ECLI:NL:CRVB:2015:2011
Centrale Raad van Beroep
- Hoger beroep
- D.J. van der Vos
- Rechtspraak.nl
Beoordeling van arbeidsongeschiktheid en geschiktheid van functies in het kader van de Wet WIA
In deze zaak heeft de Centrale Raad van Beroep op 1 mei 2015 uitspraak gedaan in hoger beroep tegen een eerdere uitspraak van de rechtbank Noord-Holland. De appellant, die op 12 maart 2010 wegens nekklachten uitviel voor zijn werk als meewerkend teamleider in de grafische industrie, had bezwaar gemaakt tegen een besluit van het Uitvoeringsinstituut werknemersverzekeringen (Uwv) dat hem met ingang van 9 maart 2012 geen recht op een WIA-uitkering toekende, omdat hij minder dan 35% arbeidsongeschikt werd geacht. Het bezwaar van de appellant werd ongegrond verklaard, wat leidde tot de rechtsgang.

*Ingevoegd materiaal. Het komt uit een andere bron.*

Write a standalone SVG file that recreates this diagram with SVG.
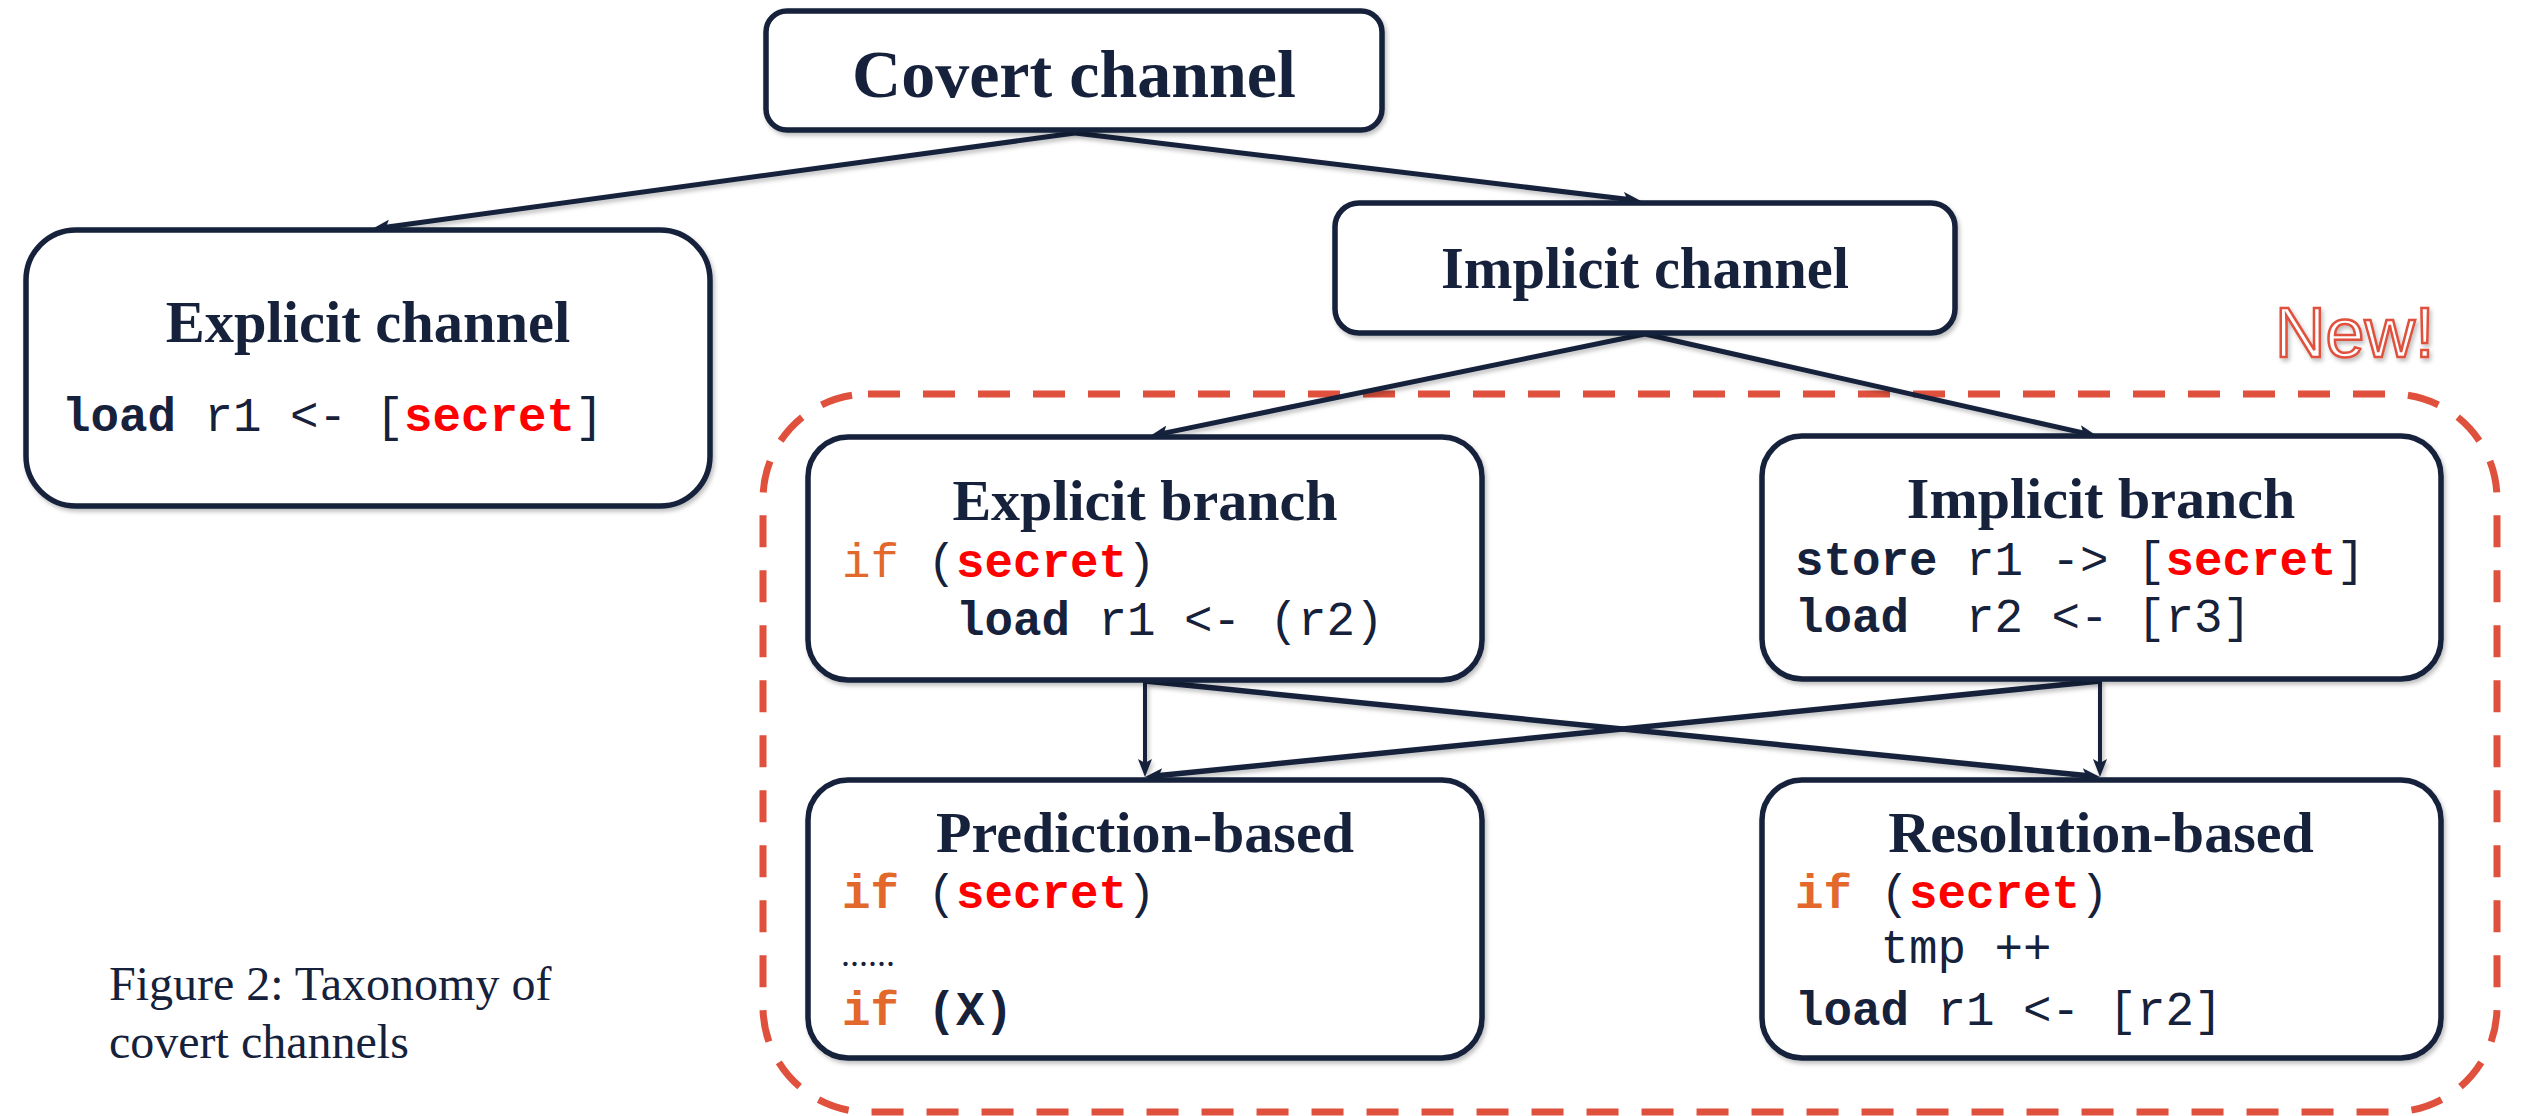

De rechtbank had het beroep van de appellant gegrond verklaard en het bestreden besluit vernietigd, maar de rechtsgevolgen van dat besluit in stand gelaten. De rechtbank oordeelde dat de verzekeringsarts bezwaar en beroep voldoende rekening had gehouden met de beperkingen van de appellant en dat de eerste arbeidsongeschiktheidsdag correct was vastgesteld. De rechtbank vond dat de arbeidskundige beoordeling van het Uwv niet volledig gemotiveerd was, maar dat de geschiktheid van de functies voor de appellant voldoende was onderbouwd.
In hoger beroep voerde de appellant aan dat zijn lichamelijke en psychische beperkingen door de verzekeringsartsen van het Uwv waren onderschat en dat zijn eerste arbeidsongeschiktheidsdag niet correct was vastgesteld. De Raad oordeelde echter dat de rechtbank terecht had geoordeeld dat de eerste arbeidsongeschiktheidsdag juist was vastgesteld en dat er geen objectieve medische gegevens waren overgelegd die de stellingen van de appellant konden onderbouwen. De Raad onderschreef de overwegingen van de rechtbank en concludeerde dat het hoger beroep niet slaagde. De aangevallen uitspraak werd bevestigd en het verzoek om schadevergoeding werd afgewezen.